Reihane Taravati, dissidente iranienne : « Ce n’étaient pas des élections, mais un show ».
Pour Reihane Taravati, photographe iranienne qui s’est fait connaître du monde entier en dansant sans voile sur Happy de Pharrell Williams en 2014, les élections présidentielles de vendredi 18 juin, qui ont consacré la victoire du candidat du pouvoir Ebrahim Raïssi, marquent l’ultime étape du divorce entre l’État et une majorité du peuple. Entretien.
Le nom du nouveau président a été connu très rapidement. Ebrahim Raïssi, 60 ans, a été élu dès le premier tour à 61,95% des voix. Un triomphe pour ce proche des véritables maîtres du pays, le « guide suprême » Ali Khamenei, 82 ans, et le corps des « Gardiens de la révolution » ? Plutôt un signe de raidissement de la part du régime islamique.
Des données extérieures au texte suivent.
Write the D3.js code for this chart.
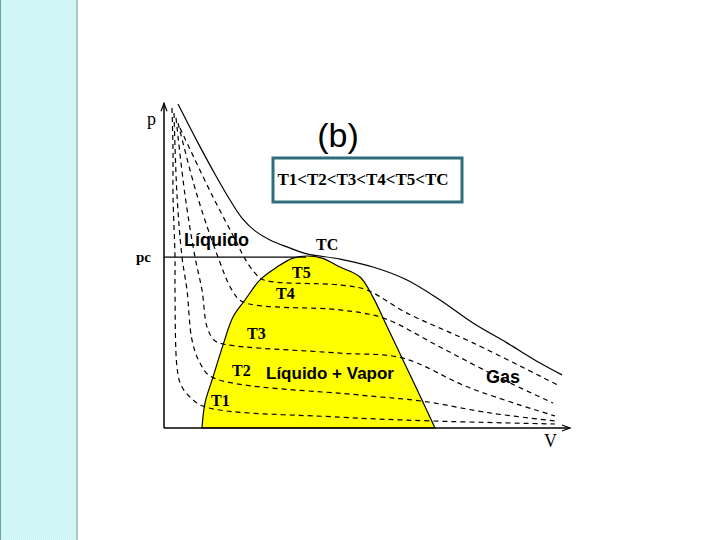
<!DOCTYPE html>
<html>
<head>
<meta charset="utf-8">
<script src="https://cdn.jsdelivr.net/npm/d3@7"></script>
<style>
  body { margin: 0; background: #fff; }
  svg { display: block; }
</style>
</head>
<body>
<script>
// p-V diagram, isotherms around the liquid-vapour dome
// values in arbitrary units: [V, p]
const dome = [
  [0.95, 0], [1.025, 0.78], [1.225, 1.59], [1.475, 2.59], [1.725, 3.47],
  [2.025, 4.0], [2.4, 4.63], [2.825, 5.03], [3.225, 5.31], [3.575, 5.375],
  [3.95, 5.31], [4.4, 5.03], [4.9, 4.72], [5.225, 4.09], [5.475, 3.44],
  [5.95, 2.19], [6.45, 0.875], [6.775, 0]
];

const isoT1 = [
  [0.2, 10], [0.225, 8.69], [0.225, 7.28], [0.275, 5.34], [0.275, 4.31],
  [0.325, 1.91], [0.425, 1.34], [0.65, 0.97], [1.025, 0.66], [4.4, 0.34],
  [6.7, 0.22], [9.775, 0.125]
];
const isoT2 = [
  [0.25, 9.84], [0.325, 7.28], [0.45, 5.34], [0.575, 4.31], [0.7, 2.75],
  [0.9, 2.03], [1.2, 1.59], [4.9, 1.03], [6.45, 0.84], [8.15, 0.47],
  [9.775, 0.22]
];
const isoT3 = [
  [0.3, 9.69], [0.525, 7.28], [0.775, 5.34], [0.95, 4.31], [1.075, 3.16],
  [1.25, 2.75], [1.475, 2.625], [4.4, 2.34], [5.95, 2.19], [7.65, 1.25],
  [9.775, 0.375]
];
const isoT4 = [
  [0.35, 9.53], [0.825, 7.28], [1.35, 5.34], [1.7, 4.31], [1.975, 3.94],
  [4.4, 3.69], [5.475, 3.44], [6.9, 2.53], [8.4, 1.56], [9.725, 0.78]
];
const isoT5 = [
  [0.4, 9.375], [1.2, 7.28], [1.825, 5.78], [2.0, 5.34], [2.275, 4.84],
  [2.5, 4.625], [4.4, 4.47], [5.075, 4.31], [6.075, 3.59], [7.725, 2.66],
  [9.85, 1.34]
];
const isoTC = [
  [0.35, 10.125], [0.85, 8.91], [1.3, 7.875], [1.65, 7.125], [1.95, 6.56],
  [2.275, 6.16], [2.65, 5.875], [3.075, 5.66], [3.575, 5.44], [4.4, 5.28],
  [5.225, 5.03], [6.075, 4.625], [6.9, 4.0], [7.725, 3.28], [8.575, 2.66],
  [9.4, 2.03], [9.95, 1.66]
];

const pc = 5.34;
const Vc = 3.55;
const isoLabels = ["T1", "T2", "T3", "T4", "T5", "TC"];

let width = 720;
let height = 540;

let svg = d3
  .select("body")
  .append("svg")
  .attr("width", width)
  .attr("height", height);

// left decorative band
let defs = svg.append("defs");
let pat = defs
  .append("pattern")
  .attr("id", "chk")
  .attr("width", 2)
  .attr("height", 2)
  .attr("patternUnits", "userSpaceOnUse");
pat.append("rect").attr("width", 2).attr("height", 2).attr("fill", "#c6f2f3");
pat.append("rect").attr("width", 1).attr("height", 1).attr("fill", "#dcfafa");
pat.append("rect").attr("x", 1).attr("y", 1).attr("width", 1).attr("height", 1).attr("fill", "#dcfafa");

svg.append("rect").attr("x", 0).attr("y", 0).attr("width", 77).attr("height", height).attr("fill", "url(#chk)");
svg.append("rect").attr("x", 0).attr("y", 0).attr("width", 1).attr("height", height).attr("fill", "#6aa3a5");
svg.append("rect").attr("x", 76).attr("y", 0).attr("width", 2).attr("height", height).attr("fill", "#a6c9ca");

// scales
var x = d3.scaleLinear().domain([0, 10]).range([164, 564]);
var y = d3.scaleLinear().domain([0, 10]).range([428, 108]);

var line = d3
  .line()
  .x(d => x(d[0]))
  .y(d => y(d[1]))
  .curve(d3.curveCatmullRom.alpha(0.5));

// dome
svg.append("path")
  .attr("d", line(dome) + "Z")
  .attr("fill", "#ffff00")
  .attr("stroke", "#000")
  .attr("stroke-width", 1.2);

// axes
var ax = svg.append("g").attr("stroke", "#000").attr("stroke-width", 1.5);
ax.append("line")
  .attr("x1", x(0)).attr("y1", y(0))
  .attr("x2", x(0)).attr("y2", y(10.15));
ax.append("line")
  .attr("x1", x(0)).attr("y1", y(0))
  .attr("x2", x(10.15)).attr("y2", y(0));
svg.append("path")
  .attr("d", "M" + (x(0) - 3) + "," + (y(10.15) + 8) + "L" + x(0) + "," + y(10.15) + "L" + (x(0) + 3) + "," + (y(10.15) + 8))
  .attr("fill", "none").attr("stroke", "#000").attr("stroke-width", 1.2);
svg.append("path")
  .attr("d", "M" + (x(10.15) - 8) + "," + (y(0) - 3) + "L" + x(10.15) + "," + y(0) + "L" + (x(10.15) - 8) + "," + (y(0) + 3))
  .attr("fill", "none").attr("stroke", "#000").attr("stroke-width", 1.2);

// pc line
svg.append("line")
  .attr("x1", x(0)).attr("y1", y(pc))
  .attr("x2", x(Vc)).attr("y2", y(pc))
  .attr("stroke", "#000").attr("stroke-width", 1.2);

// isotherms
var dashed = [isoT1, isoT2, isoT3, isoT4, isoT5];
svg.selectAll(".iso")
  .data(dashed)
  .enter()
  .append("path")
  .attr("class", "iso")
  .attr("d", line)
  .attr("fill", "none")
  .attr("stroke", "#000")
  .attr("stroke-width", 1.2)
  .attr("stroke-dasharray", "5,4");

svg.append("path")
  .attr("d", line(isoTC))
  .attr("fill", "none")
  .attr("stroke", "#000")
  .attr("stroke-width", 1.2);

// text
var serif = "'Liberation Serif', 'Times New Roman', serif";
var sans = "'Liberation Sans', Arial, sans-serif";

svg.append("text").attr("x", 147).attr("y", 125).style("font-family", serif).style("font-size", "18px").text("p");
svg.append("text").attr("x", 136).attr("y", 262).style("font-family", serif).style("font-size", "15px").style("font-weight", "bold").text("pc");
svg.append("text").attr("x", 544).attr("y", 447).style("font-family", serif).style("font-size", "18px").text("V");

svg.append("text").attr("x", 338).attr("y", 147).attr("text-anchor", "middle")
  .style("font-family", sans).style("font-size", "34px").text("(b)");

svg.append("rect").attr("x", 273).attr("y", 158).attr("width", 189).attr("height", 44)
  .attr("fill", "none").attr("stroke", "#2e6e7c").attr("stroke-width", 3);
svg.append("text").attr("x", 363).attr("y", 185).attr("text-anchor", "middle")
  .style("font-family", serif).style("font-size", "17px").style("font-weight", "bold")
  .text(isoLabels.join("<"));

var labPos = [[211, 406], [232, 376], [247, 339], [276, 299], [292, 278], [316, 250]];
svg.selectAll(".tl")
  .data(isoLabels)
  .enter()
  .append("text")
  .attr("class", "tl")
  .attr("x", (d, i) => labPos[i][0])
  .attr("y", (d, i) => labPos[i][1])
  .style("font-family", serif)
  .style("font-size", "16px")
  .style("font-weight", "bold")
  .text(d => d);

svg.append("text").attr("x", 184).attr("y", 246).style("font-family", sans).style("font-size", "18px").style("font-weight", "bold").text("Líquido");
svg.append("text").attr("x", 266).attr("y", 379).style("font-family", sans).style("font-size", "17px").style("font-weight", "bold").text("Líquido + Vapor");
svg.append("text").attr("x", 486).attr("y", 383).style("font-family", sans).style("font-size", "18px").style("font-weight", "bold").text("Gas");
</script>
</body>
</html>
Les candidats réformateurs avaient été préalablement empêchés de se présenter. La participation, de 48,8% des inscrits, est la plus faible depuis l’instauration de la « république islamique » en 1979. Le camp réformateur, même soumis à l’autorité des religieux, ne sera plus représenté dans l’État. Nous avons demandé à Reihane Taravati de nous dire ce qu’elle pensait de ce vote du 18 juin. La jeune femme, qui avait subi la rage des religieux après avoir diffusé en 2014 un clip dans lequel elle dansait sans voile et en compagnie de garçons, et qui est toujours régulièrement inquiétée par le pouvoir pour sa liberté de vie et de ton, est nette : « C’est un jour très triste pour mon pays. Raïssi va rendre les règles encore plus strictes : moins de libertés, plus de censure, moins de discussions avec les autres pays du monde ». Le président Raïssi est un fidèle du régime, adepte docile du principe de la « guidance du juriste religieux », tour de passe-passe théologique qui permet aux ayatollahs de justifier leur pouvoir. Ce juriste, descendant du Prophète, est pressenti pour succéder à Khamenei. Mais il est également connu pour avoir œuvré durant les périodes les plus répressives du régime. Amnesty International réclame une enquête sur le rôle joué par Raïssi dans le « Comité de la mort » qui, sous l’égide de Khomeiny, exécuta en 1988 plusieurs milliers d’opposants.
Mais « la meilleure chose que nous ayons faite a été de ne pas voter », complète Reihane. Ni elle, ni aucun de ses amis, ne se sont déplacés. Pourquoi ? « Nous n’attendions rien ». Même des candidats réformistes, finalement interdits de participation, ont appelé à s’abstenir. La jeune femme cite un tweet de l’humoriste et présentateur de télévision Kambiz Hosseini, qui vit à New-York : « un événement sans précédent se dessine pour nous les Iraniens. Aujourd’hui l’Iran est officiellement divisé entre le gouvernement et le peuple ». Plus personne ne représente cette majorité de la population qui veut la liberté, la fin de la censure et de l’isolement international. Ainsi, continue Reihane, les 30 millions de citoyens qui ont refusé de participer à ce « show » « sont tellement en colère qu’ils veulent continuer à se battre, mais pour eux-mêmes ». L’Iran entre donc « dans une nouvelle phase, avec une population réellement polarisée : c’est eux et nous, les soutiens les plus durs du régime d’un côté, le reste de la population de l’autre ». Conclusion : « Nous devrons tout faire nous-mêmes et un long chemin nous attend ». Après des années d’espoirs et de répression, dans la tête de nombreux iraniens, un cycle décisif s’ouvre désormais.